Gut gemeint, aber…
"Eine ganz große Bitte hätte ich, keinen Erbstreit!" Mit diesen Worten schloss eine verwitwete und kinderlose Erblasserin ihr handschriftliches Testament, in dem sie laienhaft über 2 Häuser verfügt und ihr stattliches Barvermögen nach dem "Gießkannenprinzip" verteilt hat. So blieb ihre Bitte ein frommer Wunsch – das Nachlassgericht musste sich mit dem Fall befassen.
Der Fall
Das Testament hat im Wesentlichen folgenden Wortlaut:
Zitat
Mein Haus mit Inventar in der E-Straße vererbe ich an das Ehepaar X … (mein Firmpatenkind),
Mein Haus in der P-Straße vererbe ich an das Ehepaar Y … Sie wohnen im Haus. …
Mein (Firmpatenkind) … erbt 20.000 EUR.
Frau … erbt ebenfalls 20.000 EUR.
Je 10.000 EUR erben …
Die Sparbücher können für das Erbe verwendet werden. Den Rest meines Vermögens erhält das Ehepaar X. …
Bei dem im ersten Satz genannten "Firmpatenkind" handelt es sich um eine Großnichte der Erblasserin. Bei den Beschwerdeführern handelte es sich um Mieter der Erblasserin des im 2. Satz des Testaments genannten Hauses. Dabei handelt es sich um ein im Nachlass befindliches ungeteiltes Grundstück, das mit 2 Gebäuden bebaut ist. In einem Gebäude wohnte die Erblasserin bis zu ihrem Tode, das andere Gebäude war an die Beschwerdeführer vermietet. Das Nachlassgericht hat durch Sachverständigengutachten ermittelt, dass die Gebäude auf dem Grundstück Werte von 173.000 EUR (E-Straße) bzw. 70.000 EUR (P-Straße) aufweisen. Darüber hinaus befindet sich Barvermögen im Nachlass, das nach den Feststellungen des Nachlassgerichts ca. 330.000 EUR ausmacht.
Die Eheleute X haben einen Antrag auf Erteilung eines gemeinschaftlichen Erbscheins gestellt, der sie als Miterben zu je 1/2 ausweist, die Beschwerdeführer einen Erbschein, der sie zu Erben zu je 1/4 neben den Eheleuten X ausweist.
Das Nachlassgericht hat die Erteilung eines Erbscheins zugunsten der Eheleute X zu je 1/2 angekündigt. Die hiergegen eingelegte Beschwerde des Ehepaars Y hat keinen Erfolg.
Testamentsauslegung
Nach Auffassung des OLG München ist die Entscheidung des Nachlassgerichts richtig. Die unklare letztwillige Verfügung müsse ausgelegt werden: Was wollte die Erblasserin mit ihren Worten sagen?

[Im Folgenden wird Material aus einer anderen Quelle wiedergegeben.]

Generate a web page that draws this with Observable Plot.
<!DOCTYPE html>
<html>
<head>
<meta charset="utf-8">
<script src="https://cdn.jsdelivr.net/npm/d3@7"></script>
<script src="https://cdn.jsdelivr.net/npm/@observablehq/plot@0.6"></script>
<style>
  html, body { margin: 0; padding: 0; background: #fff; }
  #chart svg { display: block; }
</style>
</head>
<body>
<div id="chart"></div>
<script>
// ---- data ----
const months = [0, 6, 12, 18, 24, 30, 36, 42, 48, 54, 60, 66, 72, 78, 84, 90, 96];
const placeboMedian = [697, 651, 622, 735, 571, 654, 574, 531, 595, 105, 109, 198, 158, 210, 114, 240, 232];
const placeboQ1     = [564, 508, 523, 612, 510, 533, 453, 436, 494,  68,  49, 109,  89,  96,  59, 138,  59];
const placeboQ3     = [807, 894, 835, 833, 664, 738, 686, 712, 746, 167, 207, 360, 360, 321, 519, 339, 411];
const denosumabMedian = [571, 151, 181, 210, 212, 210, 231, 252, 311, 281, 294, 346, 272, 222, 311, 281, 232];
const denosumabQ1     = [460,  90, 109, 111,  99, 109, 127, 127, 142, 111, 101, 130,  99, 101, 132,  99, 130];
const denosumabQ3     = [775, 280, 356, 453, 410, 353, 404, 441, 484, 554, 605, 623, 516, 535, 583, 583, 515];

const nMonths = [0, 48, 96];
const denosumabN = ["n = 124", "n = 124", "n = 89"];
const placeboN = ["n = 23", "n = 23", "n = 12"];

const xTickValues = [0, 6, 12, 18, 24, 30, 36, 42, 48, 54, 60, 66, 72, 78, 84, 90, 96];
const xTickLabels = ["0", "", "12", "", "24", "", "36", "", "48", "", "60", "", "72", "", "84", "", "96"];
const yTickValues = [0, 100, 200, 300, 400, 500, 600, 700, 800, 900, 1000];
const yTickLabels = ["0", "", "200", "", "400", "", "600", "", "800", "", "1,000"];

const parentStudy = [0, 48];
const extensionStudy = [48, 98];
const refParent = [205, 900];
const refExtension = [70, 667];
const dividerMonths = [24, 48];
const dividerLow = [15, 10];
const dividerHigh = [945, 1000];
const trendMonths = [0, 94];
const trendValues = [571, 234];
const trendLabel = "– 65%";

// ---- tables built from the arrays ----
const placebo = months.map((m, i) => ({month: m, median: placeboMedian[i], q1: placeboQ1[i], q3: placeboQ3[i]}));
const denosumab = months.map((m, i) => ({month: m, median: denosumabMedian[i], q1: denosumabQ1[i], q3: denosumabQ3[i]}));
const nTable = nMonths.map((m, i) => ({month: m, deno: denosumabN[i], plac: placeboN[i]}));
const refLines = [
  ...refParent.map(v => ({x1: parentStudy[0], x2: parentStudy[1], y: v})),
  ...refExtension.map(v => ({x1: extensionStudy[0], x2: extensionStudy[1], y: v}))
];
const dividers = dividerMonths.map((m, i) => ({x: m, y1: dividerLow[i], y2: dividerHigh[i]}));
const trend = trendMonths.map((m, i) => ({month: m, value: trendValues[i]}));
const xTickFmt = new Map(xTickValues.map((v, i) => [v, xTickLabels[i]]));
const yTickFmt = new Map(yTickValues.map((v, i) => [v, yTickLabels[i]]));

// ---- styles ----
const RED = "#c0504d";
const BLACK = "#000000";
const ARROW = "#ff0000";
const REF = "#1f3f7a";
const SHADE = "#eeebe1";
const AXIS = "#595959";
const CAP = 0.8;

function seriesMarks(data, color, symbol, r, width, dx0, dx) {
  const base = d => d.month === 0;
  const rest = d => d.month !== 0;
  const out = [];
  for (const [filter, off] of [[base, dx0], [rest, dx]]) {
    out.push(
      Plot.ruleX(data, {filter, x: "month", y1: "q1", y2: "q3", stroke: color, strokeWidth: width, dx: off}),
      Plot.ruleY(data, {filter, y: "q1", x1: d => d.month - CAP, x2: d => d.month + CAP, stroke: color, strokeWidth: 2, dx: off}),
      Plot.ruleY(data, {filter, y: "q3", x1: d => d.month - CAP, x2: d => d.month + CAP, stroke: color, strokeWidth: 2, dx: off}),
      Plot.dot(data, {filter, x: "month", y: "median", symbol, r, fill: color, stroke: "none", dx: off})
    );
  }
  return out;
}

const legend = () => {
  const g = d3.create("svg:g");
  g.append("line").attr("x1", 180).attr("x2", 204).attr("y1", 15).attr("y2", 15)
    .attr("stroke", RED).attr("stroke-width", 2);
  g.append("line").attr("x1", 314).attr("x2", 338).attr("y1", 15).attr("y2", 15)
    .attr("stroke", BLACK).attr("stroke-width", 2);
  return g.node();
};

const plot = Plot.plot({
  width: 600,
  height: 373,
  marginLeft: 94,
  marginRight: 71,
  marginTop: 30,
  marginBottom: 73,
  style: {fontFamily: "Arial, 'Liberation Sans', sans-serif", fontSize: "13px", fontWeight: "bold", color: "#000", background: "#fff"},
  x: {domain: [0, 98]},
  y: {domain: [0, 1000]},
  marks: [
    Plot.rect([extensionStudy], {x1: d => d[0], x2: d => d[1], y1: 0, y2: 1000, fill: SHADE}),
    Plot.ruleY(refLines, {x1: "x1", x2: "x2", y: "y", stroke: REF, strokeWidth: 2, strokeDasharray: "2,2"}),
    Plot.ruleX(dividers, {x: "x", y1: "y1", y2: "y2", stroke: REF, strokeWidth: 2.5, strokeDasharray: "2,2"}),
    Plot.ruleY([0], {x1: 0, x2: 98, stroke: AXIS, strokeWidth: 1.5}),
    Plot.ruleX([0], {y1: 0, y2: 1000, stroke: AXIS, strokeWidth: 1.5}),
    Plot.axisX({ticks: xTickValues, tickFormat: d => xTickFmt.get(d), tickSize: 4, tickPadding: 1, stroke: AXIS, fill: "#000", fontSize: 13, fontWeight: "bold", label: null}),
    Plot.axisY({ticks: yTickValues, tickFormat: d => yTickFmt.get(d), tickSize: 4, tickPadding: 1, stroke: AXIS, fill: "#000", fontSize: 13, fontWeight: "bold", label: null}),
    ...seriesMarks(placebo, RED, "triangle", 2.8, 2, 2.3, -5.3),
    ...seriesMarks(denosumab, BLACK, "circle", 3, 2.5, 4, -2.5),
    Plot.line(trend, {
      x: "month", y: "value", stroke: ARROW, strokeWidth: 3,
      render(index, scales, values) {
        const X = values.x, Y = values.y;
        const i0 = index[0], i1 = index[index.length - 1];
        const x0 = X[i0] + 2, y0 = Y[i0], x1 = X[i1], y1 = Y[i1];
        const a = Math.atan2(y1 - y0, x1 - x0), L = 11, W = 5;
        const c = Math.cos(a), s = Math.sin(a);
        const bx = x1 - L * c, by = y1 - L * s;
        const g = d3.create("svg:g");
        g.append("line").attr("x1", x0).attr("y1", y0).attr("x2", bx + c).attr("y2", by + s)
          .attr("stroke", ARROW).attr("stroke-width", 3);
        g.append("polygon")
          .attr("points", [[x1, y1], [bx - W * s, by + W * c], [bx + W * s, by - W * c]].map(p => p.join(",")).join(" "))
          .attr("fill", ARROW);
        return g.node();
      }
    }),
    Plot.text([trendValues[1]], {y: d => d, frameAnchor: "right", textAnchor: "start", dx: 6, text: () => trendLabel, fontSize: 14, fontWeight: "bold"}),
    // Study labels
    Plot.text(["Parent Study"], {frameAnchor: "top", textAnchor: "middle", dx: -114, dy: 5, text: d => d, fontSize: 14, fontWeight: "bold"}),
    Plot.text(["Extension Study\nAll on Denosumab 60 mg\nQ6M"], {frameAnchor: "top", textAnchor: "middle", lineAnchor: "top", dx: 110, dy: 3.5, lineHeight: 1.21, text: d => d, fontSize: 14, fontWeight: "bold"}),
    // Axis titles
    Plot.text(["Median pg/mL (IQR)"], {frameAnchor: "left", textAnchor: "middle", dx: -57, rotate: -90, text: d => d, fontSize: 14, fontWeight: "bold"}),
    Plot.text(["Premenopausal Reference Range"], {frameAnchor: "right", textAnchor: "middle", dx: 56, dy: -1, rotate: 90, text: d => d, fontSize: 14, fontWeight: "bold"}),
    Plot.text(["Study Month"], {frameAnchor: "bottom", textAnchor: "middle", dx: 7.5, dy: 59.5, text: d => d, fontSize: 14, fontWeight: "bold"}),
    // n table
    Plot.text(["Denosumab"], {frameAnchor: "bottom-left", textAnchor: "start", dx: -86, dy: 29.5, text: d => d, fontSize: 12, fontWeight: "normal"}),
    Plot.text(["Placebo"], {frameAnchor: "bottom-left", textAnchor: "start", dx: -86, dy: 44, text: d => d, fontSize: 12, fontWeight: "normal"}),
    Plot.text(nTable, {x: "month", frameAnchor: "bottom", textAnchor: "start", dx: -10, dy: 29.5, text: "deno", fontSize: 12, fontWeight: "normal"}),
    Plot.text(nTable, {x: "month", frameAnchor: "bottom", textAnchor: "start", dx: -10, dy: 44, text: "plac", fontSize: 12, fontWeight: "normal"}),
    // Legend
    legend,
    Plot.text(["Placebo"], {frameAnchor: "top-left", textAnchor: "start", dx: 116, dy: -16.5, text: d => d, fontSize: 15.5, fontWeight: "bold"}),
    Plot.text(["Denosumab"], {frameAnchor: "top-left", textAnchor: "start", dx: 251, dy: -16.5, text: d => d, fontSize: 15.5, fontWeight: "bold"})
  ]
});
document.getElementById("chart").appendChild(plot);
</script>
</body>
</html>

Ausgangspunkt ist dabei der Wortlaut, der hier nicht eindeutig ist, weil durchweg der Ausdruck "erben" verwendet wurde. Dabei ist von einer Vermächtniseinsetzung auszugehen, wenn in einem Testament (allein) konkrete – nicht (nahezu) das ganze Vermögen darstellende – Geldbeträge zugewendet werden.
Äußerer Aufbau wichtig
Entscheidende Bedeutung komme vorliegend der Auslegung der Verfügungen der Erblasserin hinsichtlich der beiden Gebäude einerseits und ihres restlichen Vermögens andererseits zu.
Für eine Auslegung des Testaments in Richtung einer Miterbenstellung der Eheleute X zu je 1/2 – so das Gericht – spricht schon der äußere Aufbau des Testaments: An der Spitze des Testaments steht die Zuwendung der Häuser. Auch die Erwähnung der Eheleute X an 1. Stelle in dem Testament – unter Hervorhebung der Ehefrau als Firmpatenkind – deute auf eine Erbeinsetzung der Eheleute X hin, denn es erscheine durchaus wahrscheinlich, dass ein Erblasser seine Erben an hervorgehobener Stelle im Testament erwähnt.
Wertrelation
Zudem habe die Erblasserin in der Gesamtschau den Eheleuten X den weitaus größten Teil ihres Vermögens zugewendet. Auch dies sei ein gewichtiges Indiz für deren Einsetzung zu Miterben zu je 1/2.
Fazit
Wer als Erblasser tatsächlich Erbstreitigkeiten verhindern will, sollte sich bei der Errichtung seines Testaments Rechtsrat einholen – jedenfalls bei komplizierteren Familien- und Vermögensverhältnissen.